Please find attached English and Afrikaans soundbites by Marina van Zyl MP.
– Treasury is enforcing the law, and the rule of law is supreme.
– As 42 municipalities have complied with Treasury, cracking the whip works.
– The DA supports the rule of law.
In just over two weeks, 42 municipalities have complied with National Treasury’s consequence management enforcement and will soon receive their funding tranches for July.
The DA backs Treasury’s decision to implement the law. The fast turnaround in consequence enforcement shows Treasury is right to have pursued this path.

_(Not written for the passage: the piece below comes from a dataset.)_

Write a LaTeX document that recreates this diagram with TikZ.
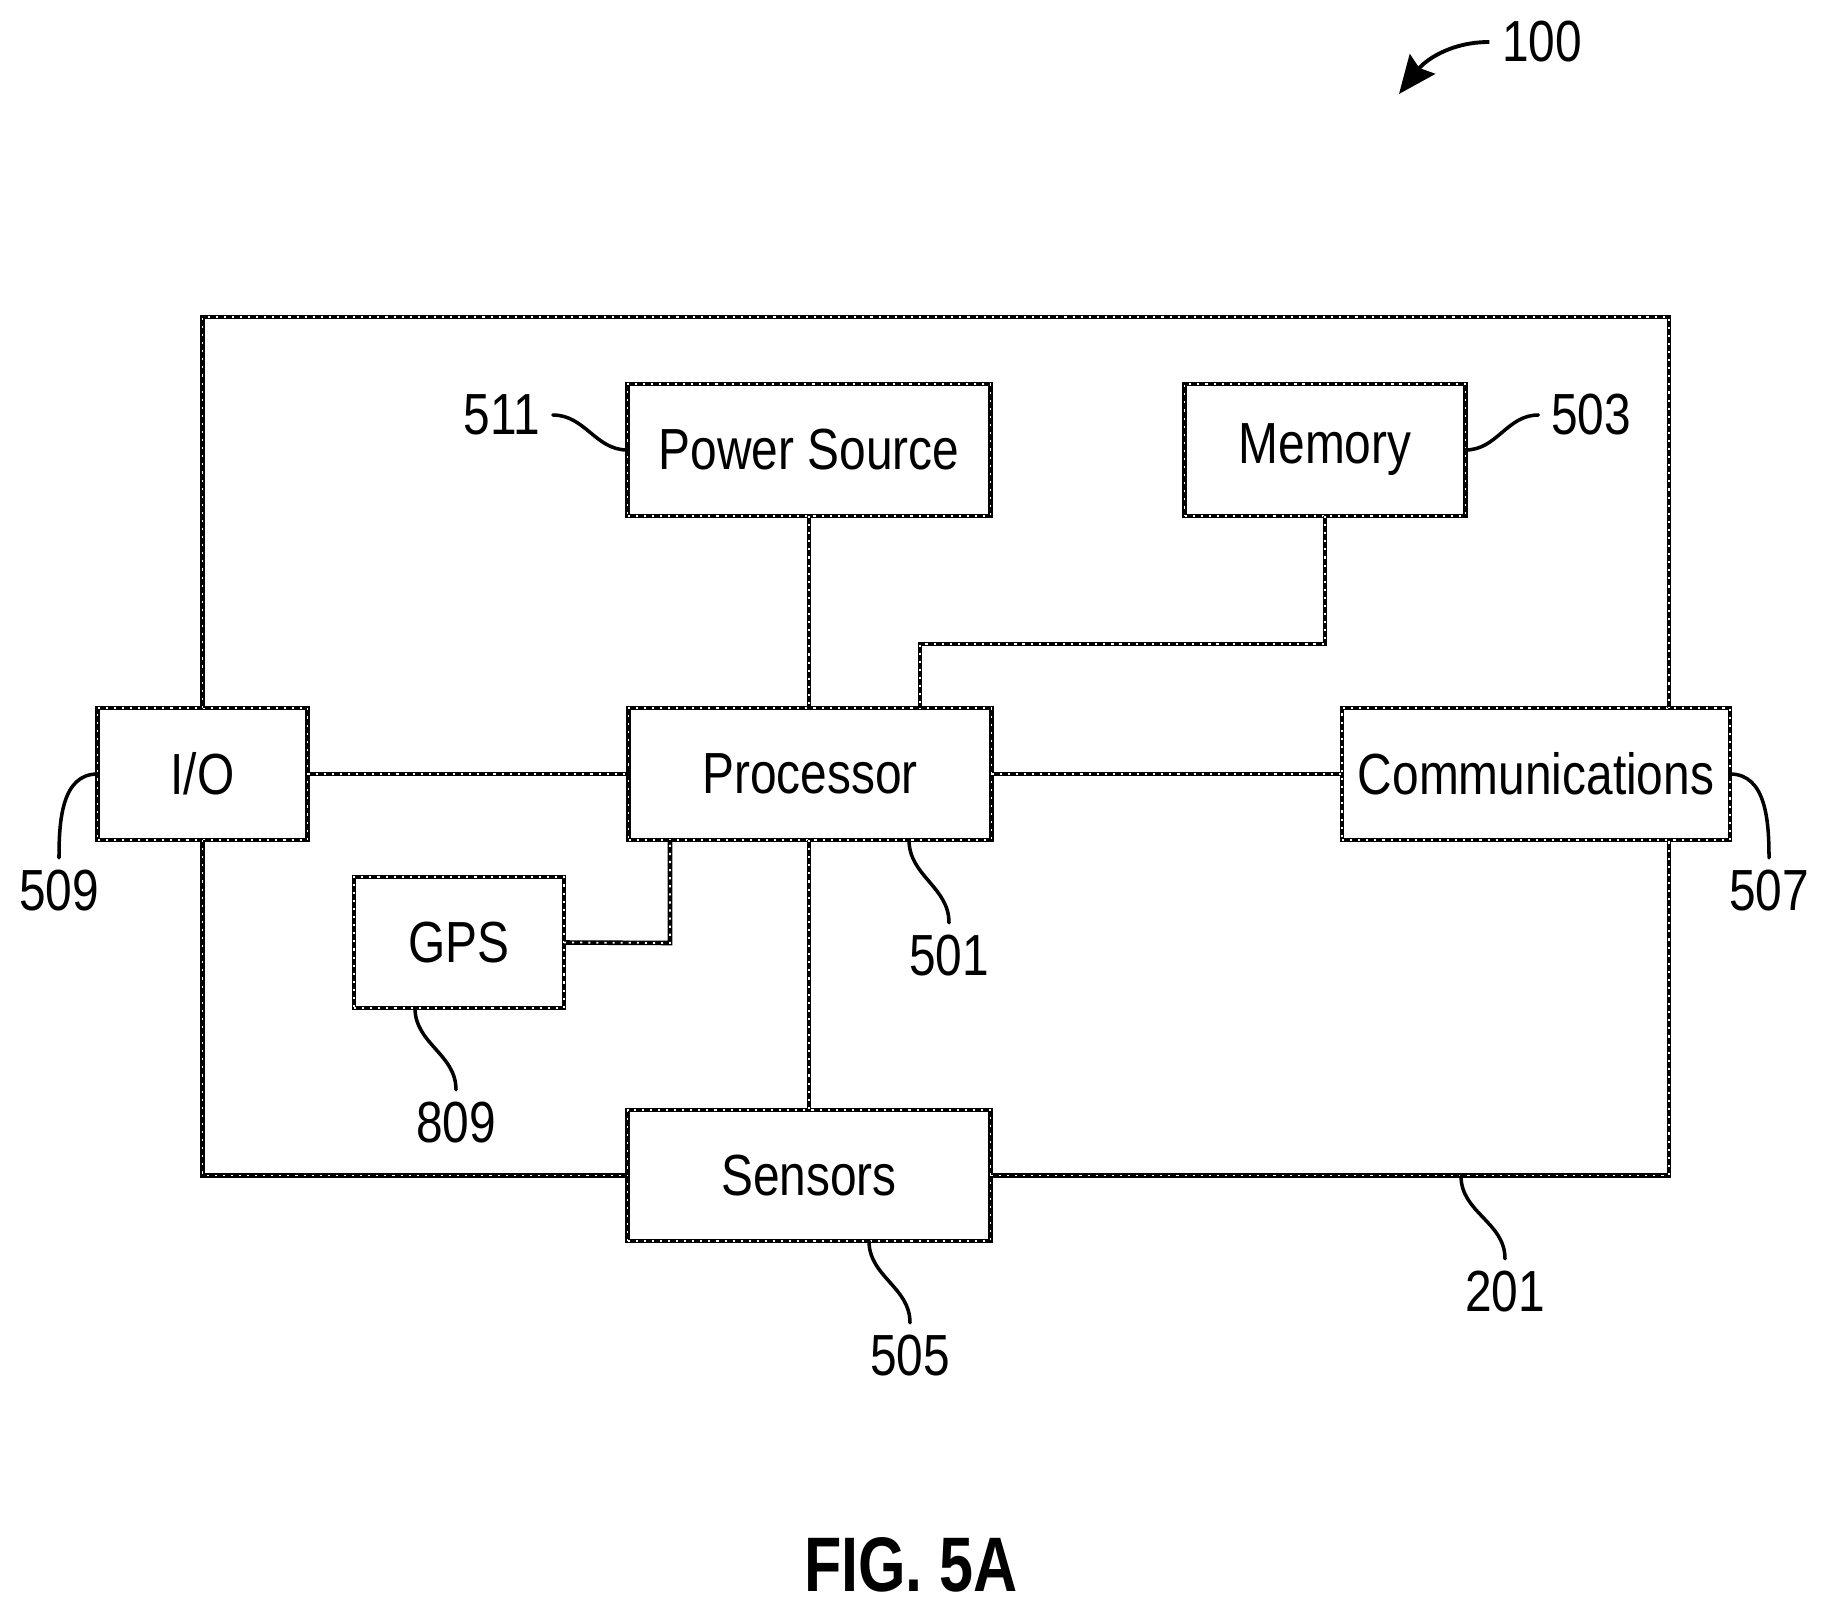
\documentclass[tikz,border=0pt]{standalone}
\usepackage{fontspec}
\setmainfont[FakeStretch=0.825]{Liberation Sans}
\newfontfamily\figfont[FakeStretch=0.79]{Liberation Sans}
\usetikzlibrary{arrows.meta}
\tikzset{
    halftone/.style={draw=black,line width=1.3pt,postaction={draw=white,line width=0.5pt,dash pattern=on 0.6pt off 1.7pt}},
    blockbox/.style={halftone,outer sep=0pt,inner sep=0pt,font=\fontsize{16.5}{18}\selectfont},
    refnum/.style={inner sep=0.12cm,font=\fontsize{16.5}{18}\selectfont},
    leader/.style={line width=1pt,line cap=round}
}
\begin{document}
\begin{tikzpicture}[x=1cm,y=-1cm]
    \useasboundingbox (0,0) rectangle (18.27,16.11);
    % blocks
    \node[blockbox,minimum width=3.63cm,minimum height=1.32cm] (power) at (8.09,4.50) {Power Source};
    \node[blockbox,minimum width=2.81cm,minimum height=1.32cm] (memory) at (13.25,4.50) {Memory};
    \node[blockbox,minimum width=3.63cm,minimum height=1.32cm] (proc) at (8.10,7.74) {Processor};
    \node[blockbox,minimum width=2.10cm,minimum height=1.32cm] (io) at (2.025,7.74) {I/O};
    \node[blockbox,minimum width=3.88cm,minimum height=1.32cm] (comm) at (15.36,7.74) {Communications};
    \node[blockbox,minimum width=2.10cm,minimum height=1.31cm] (gps) at (4.59,9.425) {GPS};
    \node[blockbox,minimum width=3.63cm,minimum height=1.31cm] (sensors) at (8.09,11.755) {Sensors};
    % outer frame
    \coordinate (frameTL) at (2.025,3.17);
    \coordinate (frameTR) at (16.69,3.17);
    \draw[halftone] (io.north) -- (frameTL) -- (frameTR) -- (frameTR |- comm.north);
    \draw[halftone] (io.south) |- (sensors.west);
    \draw[halftone] (sensors.east) -| (frameTR |- comm.south);
    % links
    \draw[halftone] (power.south) -- (power.south |- proc.north);
    \coordinate (memBend) at (9.20,6.44);
    \draw[halftone] (memory.south) |- (memBend) -- (memBend |- proc.north);
    \draw[halftone] (io.east) -- (proc.west);
    \draw[halftone] (proc.east) -- (comm.west);
    \coordinate (gpsBend) at (6.70,9.43);
    \draw[halftone] (gps.east) -- (gpsBend) -- (gpsBend |- proc.south);
    \draw[halftone] (power.south |- proc.south) -- (sensors.north);
    % reference numbers
    \node[refnum] (n100) at (15.42,0.42) {100};
    \node[refnum] (n511) at (5.02,4.15) {511};
    \node[refnum] (n503) at (15.91,4.15) {503};
    \node[refnum] (n509) at (0.59,8.91) {509};
    \node[refnum] (n507) at (17.69,8.91) {507};
    \node[refnum] (n501) at (9.49,9.56) {501};
    \node[refnum] (n809) at (4.56,11.23) {809};
    \node[refnum] (n505) at (9.10,13.56) {505};
    \node[refnum] (n201) at (15.05,12.92) {201};
    \node[font=\figfont\bfseries\fontsize{22}{24}\selectfont] (title) at (9.11,15.65) {FIG. 5A};
    % leaders
    \draw[leader] (n511.east) to[out=0,in=180] (power.west);
    \draw[leader] (n503.west) to[out=180,in=0] (memory.east);
    \draw[leader] (n509.north) to[out=90,in=180] (io.west);
    \draw[leader] (n507.north) to[out=90,in=0] (comm.east);
    \draw[leader] ([xshift=0.99cm]proc.south) to[out=-90,in=90] (n501.north);
    \draw[leader] ([xshift=-0.44cm]gps.south) to[out=-90,in=90] (n809.north);
    \draw[leader] ([xshift=0.6cm]sensors.south) to[out=-90,in=90] (n505.north);
    \draw[leader] (14.61,11.76) to[out=-90,in=90] (n201.north);
    \draw[line width=1.1pt,-{Stealth[length=0.38cm,width=0.32cm,inset=0.05cm]}] (n100.west) to[out=180,in=52] (13.99,0.94);
\end{tikzpicture}
\end{document}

Section 216 of the Constitution and the MFMA give Treasury a mandate to ensure hard-earned public funds are effectively used. As municipalities owe R161bn in debt just to Eskom and water boards, and have racked up R40.1bn in irregular expenditure this last financial year, a firm line needed to be drawn.
To avoid service delivery interruptions, Treasury is paying Eskom and water boards directly.
While Treasury made the right decision, it did not have to be this way.
Service delivery failures span decades of municipal mismanagement, and overwhelmingly ANC-led financial mismanagement.
Treasury’s intervention is an established practice and is not unprecedented. This is the fourth year Treasury has suspended equitable share payments. In each of these instances, municipalities have complied. When the law is enforced, processes work.
What this has also shown is the importance of working local governments.
Working local governments require voters to vote for that, and to do so requires being registered to vote.
Treasury interventions won’t be necessary if voters take up this voter registration weekend, get correctly registered, and make a clear choice: local governments that work!
National Treasury has put its foot down, and voters have the real power to do the same everywhere.